When a customer clicks on a tweet or LinkedIn post, enters your site, and immediately exits it, that’s called a bounce. For instance, say your social media team dreams up a really catchy tweet that, unfortunately, doesn’t really match the article which it links to. People click for one kind of content, find something else, and leave — not good. The bounce rate can show how well a message resonates with key audiences. The lower the bounce rate, the more likely that your social media initiatives are succeeding.

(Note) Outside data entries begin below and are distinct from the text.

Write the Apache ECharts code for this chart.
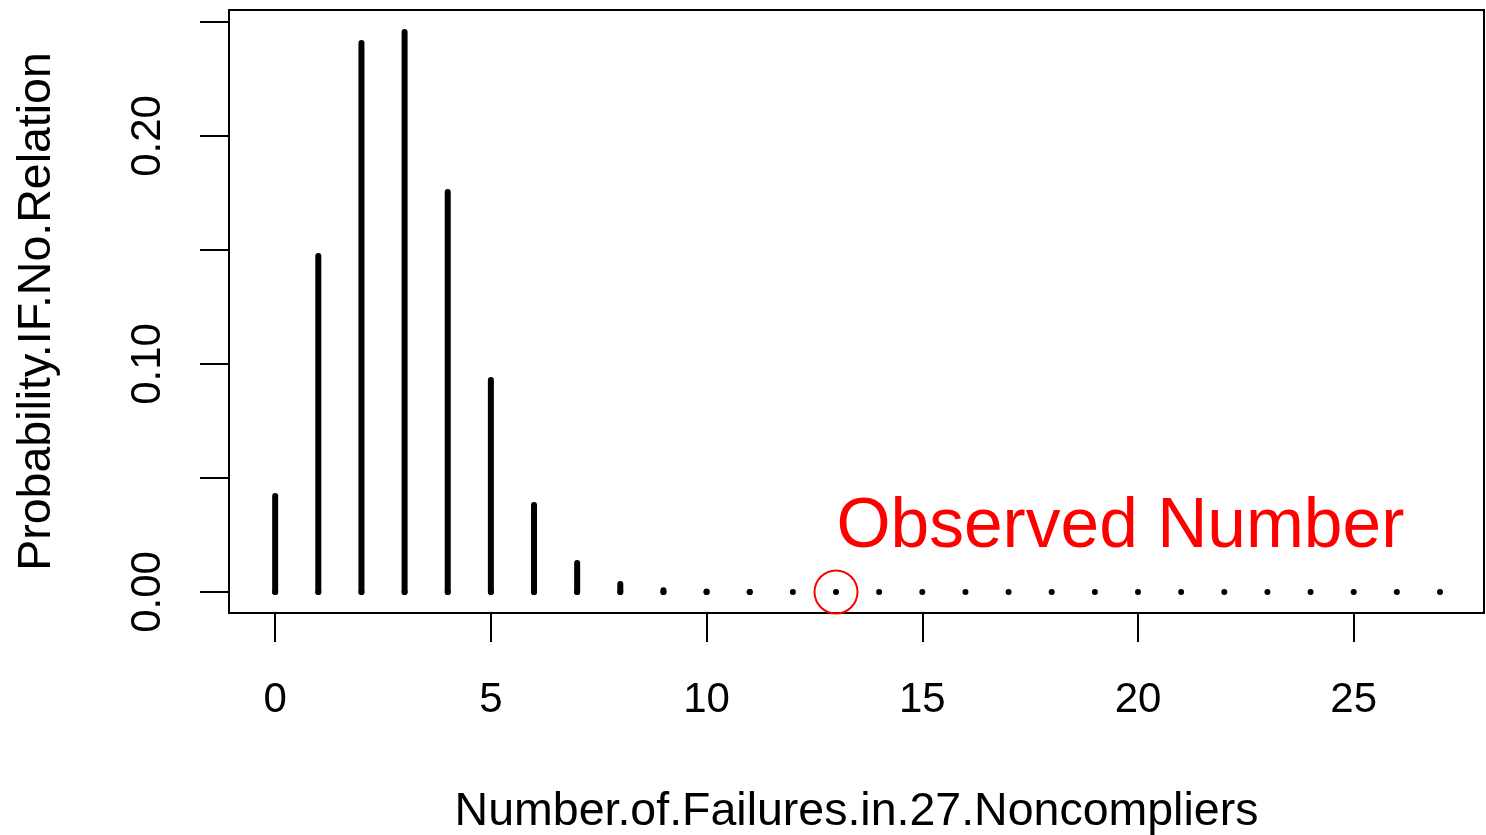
<!DOCTYPE html>
<html>
<head>
<meta charset="utf-8">
<script src="https://cdn.jsdelivr.net/npm/echarts@6/dist/echarts.min.js"></script>
<style>
html,body{margin:0;padding:0;background:#fff;}
#chart{width:1486px;height:835px;}
</style>
</head>
<body>
<div id="chart"></div>
<script>
// ---- data ----
const failures = [0,1,2,3,4,5,6,7,8,9,10,11,12,13,14,15,16,17,18,19,20,21,22,23,24,25,26,27];
const probabilities = [0.0421,0.1474,0.2408,0.2456,0.1754,0.0930,0.0382,0.0127,0.0035,0.0008,0.0002,0.00003,0,0,0,0,0,0,0,0,0,0,0,0,0,0,0,0];
const xTicks = [0,5,10,15,20,25];
const yTicks = [0,0.05,0.10,0.15,0.20,0.25];
const yTickLabels = [0,0.10,0.20];
const observedNumber = 13;
const observedLabel = 'Observed Number';
const observedLabelY = 0.0281;
const xTitle = 'Number.of.Failures.in.27.Noncompliers';
const yTitle = 'Probability.IF.No.Relation';

const FONT = 'Liberation Sans, Arial, Helvetica, sans-serif';
const chart = echarts.init(document.getElementById('chart'), null, {renderer:'canvas'});

const option = {
  backgroundColor:'#fff',
  animation:false,
  grid:{left:229, top:10, right:2, bottom:222, show:true, borderColor:'#000', borderWidth:2, backgroundColor:'transparent', containLabel:false, outerBoundsMode:'none'},
  xAxis:{
    type:'value', min:-1.07, max:28.02,
    splitLine:{show:false},
    axisLine:{show:false, onZero:false},
    axisTick:{show:true, inside:false, length:29, lineStyle:{color:'#000', width:2}, customValues:xTicks},
    axisLabel:{show:true, margin:66, fontSize:42, fontFamily:FONT, color:'#000', customValues:xTicks, formatter:v=>String(v)},
    name:xTitle, nameLocation:'middle', nameGap:176,
    nameTextStyle:{fontSize:46.5, fontFamily:FONT, color:'#000'}
  },
  yAxis:{
    type:'value', min:-0.00921, max:0.25526,
    splitLine:{show:false},
    axisLine:{show:false, onZero:false},
    axisTick:{show:true, inside:false, length:29, lineStyle:{color:'#000', width:2}, customValues:yTicks},
    axisLabel:{show:true, margin:60, rotate:90, fontSize:42, fontFamily:FONT, color:'#000', customValues:yTickLabels, formatter:v=>v.toFixed(2)},
    name:yTitle, nameLocation:'middle', nameGap:168, nameRotate:90,
    nameTextStyle:{fontSize:46.5, fontFamily:FONT, color:'#000'}
  },
  series:[
    {
      type:'custom',
      data:failures.map((f,i)=>[f, probabilities[i]]),
      renderItem:function(params, api){
        const base = api.coord([api.value(0), 0]);
        const top = api.coord([api.value(0), api.value(1)]);
        return {type:'group', children:[
          {type:'line', shape:{x1:base[0], y1:base[1], x2:top[0], y2:top[1]}, style:{stroke:'#000', lineWidth:6, lineCap:'round'}},
          {type:'circle', shape:{cx:base[0], cy:base[1], r:3}, style:{fill:'#000'}}
        ]};
      },
      z:2
    },
    {
      type:'scatter',
      data:[[observedNumber, 0]],
      symbol:'circle', symbolSize:43,
      itemStyle:{color:'transparent', borderColor:'#ff0000', borderWidth:2, opacity:1},
      z:3
    },
    {
      type:'scatter',
      data:[[observedNumber, observedLabelY]],
      symbolSize:1,
      itemStyle:{color:'transparent'},
      label:{show:true, position:'right', distance:0, formatter:observedLabel, fontSize:69.5, fontFamily:FONT, color:'#ff0000', opacity:1},
      z:4
    }
  ]
};
chart.setOption(option);
</script>
</body>
</html>
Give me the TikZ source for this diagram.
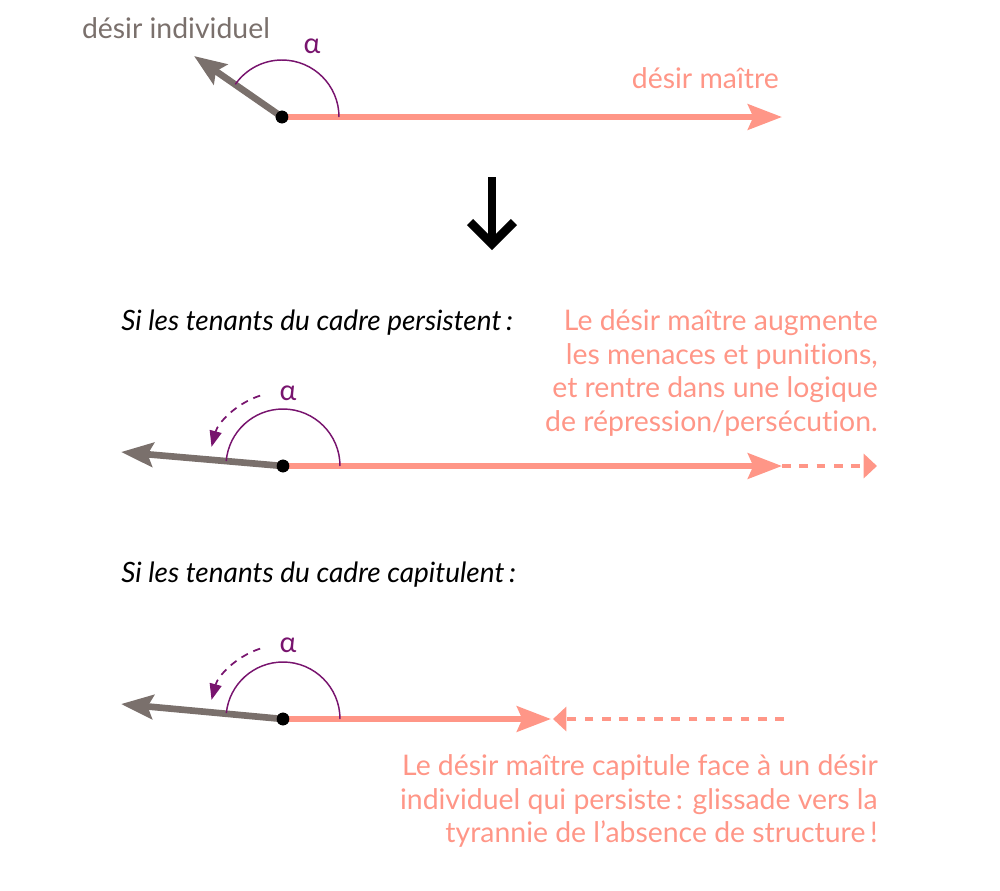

Clearly you always want this number to go down, and it gives you a metric to compare your social media production prowess with the longer form content on your website, blog, etc. So if you are drawing a lot of people in (Yay, social media team!) but they are quickly bouncing, you know that you need to tweak your content to make sure it’s of the same quality as your social media, or that the social media isn’t advertising one thing and then serving up another. No one likes clickbait.

Measuring Impact

Social media drives awareness. It educates potential customers about your products and services. It positions your company as a source of insight and information. And ultimately, it moves people further along the path toward purchasing the goods or services that you sell.

Unfortunately, it’s not always possible to draw a direct line between social media and sales conversions. Many times, a new relationship or sale happens because of the cumulative effect of many different tweets, blog posts, web content, advertising, and direct sales contact. It’s hard to separate social media from all the other ways that people interact with your brand. We like to use the concept of a sales funnel, where awareness leads to interest, then a decision, and finally action. Social media increases awareness and builds interest, pushing prospects further down the sales funnel.

But in order to be successful, your social media campaign has to engage with your audience. And you need to be able to engage with your analytics to paint a picture for the people who matter. These five can help you gauge how well your campaign is resonating with users, going beyond the raw numbers to measure impact.